*February Highlight*

 Meet
Windham County Forester
Bill Guenther!!!
                         
Bill Guenther, an 18 year veteran of the Vermont Department of Forests, Parks and Recreation

     Windham County forester Bill Guenther feels like he's got about the best job in the state of Vermont.  Bill knew early on, at about age 8, that he wanted to be a forester.  His stumbling block was that he found out he had to have a college degree to have the sort of position he wanted. After
several starts and stops, and being delayed by the military draft, Bill
finally received his B. S. in forest Management from the University of
Vermont just shy of his 30th birthday back in 1982.
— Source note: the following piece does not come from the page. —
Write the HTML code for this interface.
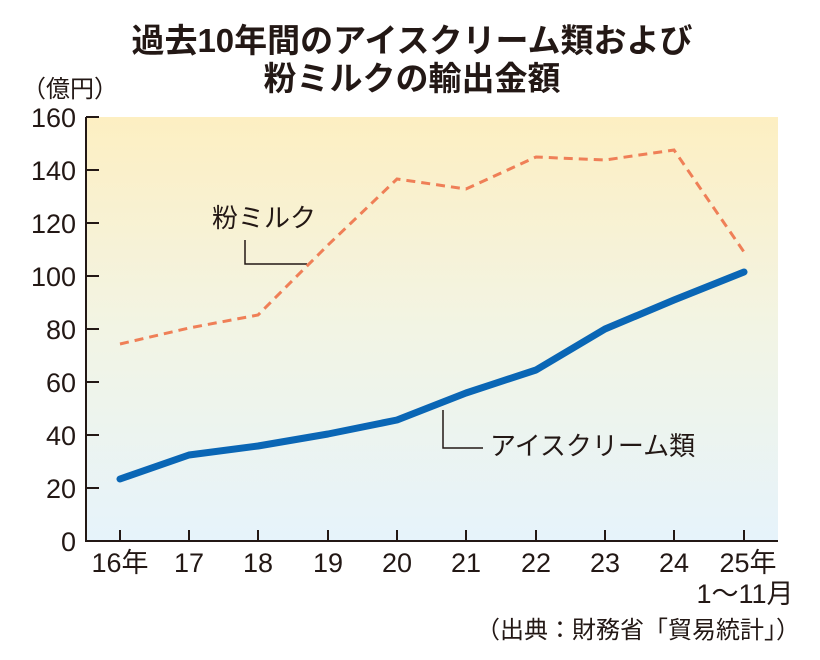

     He had always wanted to spend as much time outside as possible and also have the opportunity to provide forestry education to private landowners.  After graduating from UVM,  he started with Chase Forestry in Hartland, Vermont and worked as a private consulting field forester for two years.  While with Greg Chase he conducted extensive timber inventories and developed Use Value Appraisal Program forest management plans for their client base, primarily in Windsor County, Vermont.  Greg & Bill also  offered timber harvesting services with their 4WD Kubota tractor.  Bill felt that having the opportunity to do logging as well as putting together management plans offered him a more complete look at forestry.
     In 1984, he filled an opening with the State of Vermont Forestry
Division, and he began his public career working on state lands in the
Springfield District.  After a two-year stint there, Bill was promoted in
1986 to Windham County Forester in Brattleboro.
     He pulled up his roots in Norwich, Vermont and moved down to Windham County's shire town of Newfane. His friends from central Vermont joked that he was moving down to the "banana belt", as southern Vermont is often referred to by those north of Route 4.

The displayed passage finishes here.